Kirk McElhearn | June 5, 2015
If you've got a brand new Apple Watch, you probably want to use it to let you know when things happen. Phone calls, emails, text messages, and app notifications can turn your new wrist computer into a control panel for what needs your attention. When you check notifications on your iPhone, you may get drawn into checking email, Twitter, or Facebook, or even playing just one more level of Two Dots. But with Apple Watch, you can see these notifications, and decide whether you need to act on them.

If you've got a brand new Apple Watch, you probably want to use it to let you know when things happen. Phone calls, emails, text messages, and app notifications can turn your new wrist computer into a control panel for what needs your attention. When you check notifications on your iPhone, you may get drawn into checking email, Twitter, or Facebook, or even playing just one more level of Two Dots. But with Apple Watch, you can see these notifications, and decide whether you need to act on them.

For Apple Watch to be useful, it has to give you enough notifications without becoming a nuisance. And that requires setup. Here's how to control which notifications you receive on your Apple Watch and how to work with them.

Notification overload

By default, Apple Watch sends you lots of notifications; every app on the watch, and many from your iPhone, send notifications. The first thing you need to do is start turning off the ones you really don't need to get on your wrist.

Go to the Apple Watch app on your iPhone, tap Notifications, and scroll down a bit. The first section of apps you see includes Apple's own apps: Activity, Calendar, Mail, Messages, etc. For most of these apps, you have two choices: Mirror My iPhone and Custom. If you choose the former, you'll only get notified if you have that app's notifications turned on on the iPhone. If you have lots of notifications for a specific app on the iPhone, you'll get the same notifications on Apple Watch.

Customize any Apple apps you use regularly; you may not want the same types of notifications on the watch as on your iPhone. For other apps, the only choices you have are to mirror the notification settings on your iPhone or not. Think carefully whether you need all those notifications on your wrist.

One thing to note: if you're using your iPhone — if it's not locked or asleep — you'll get notifications there, and not on Apple Watch. Dismissing notifications on one device also dismisses them on the other.

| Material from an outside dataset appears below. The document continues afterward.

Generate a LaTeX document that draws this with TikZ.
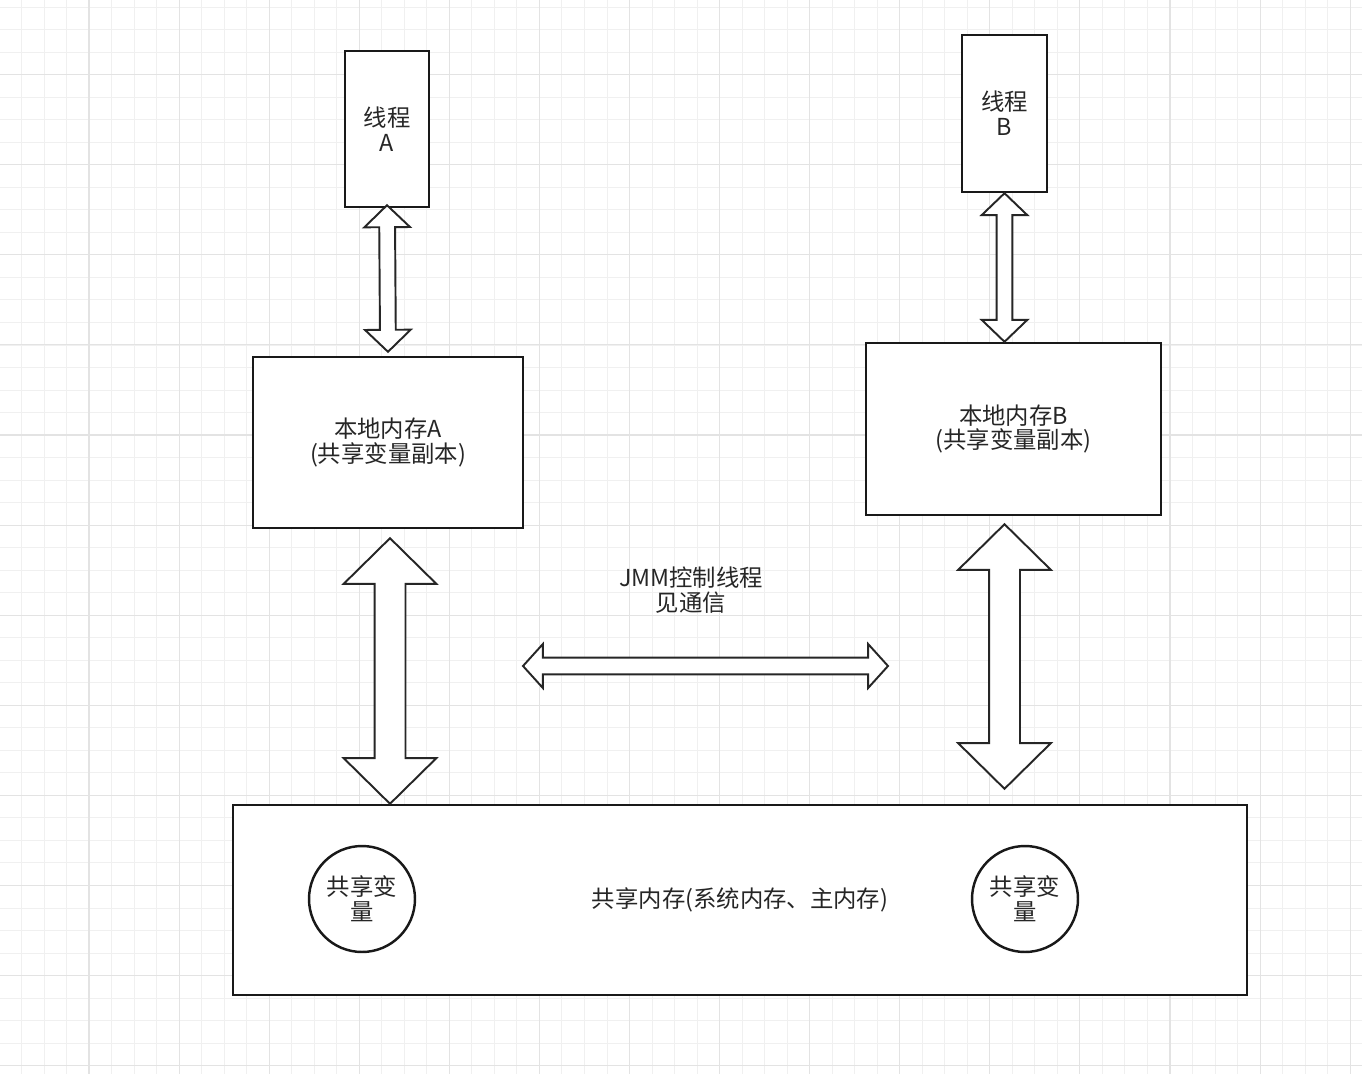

Mirroring your iPhone also tells Apple Watch how to notify you. You can get notifications as alerts that show up on the Apple Watch's display, you can hear a ding, and you can have haptic notifications; little taps that silently alert you. If your iPhone has the sound turned off for a given app's notifications, you won't get either sounds or haptic taps on Apple Watch. And if you silence Apple Watch, you'll still get taps on your wrist, whether or not sound is on for the iPhone. (If the iPhone is set to vibrate, you'll get sounds or taps on the watch.)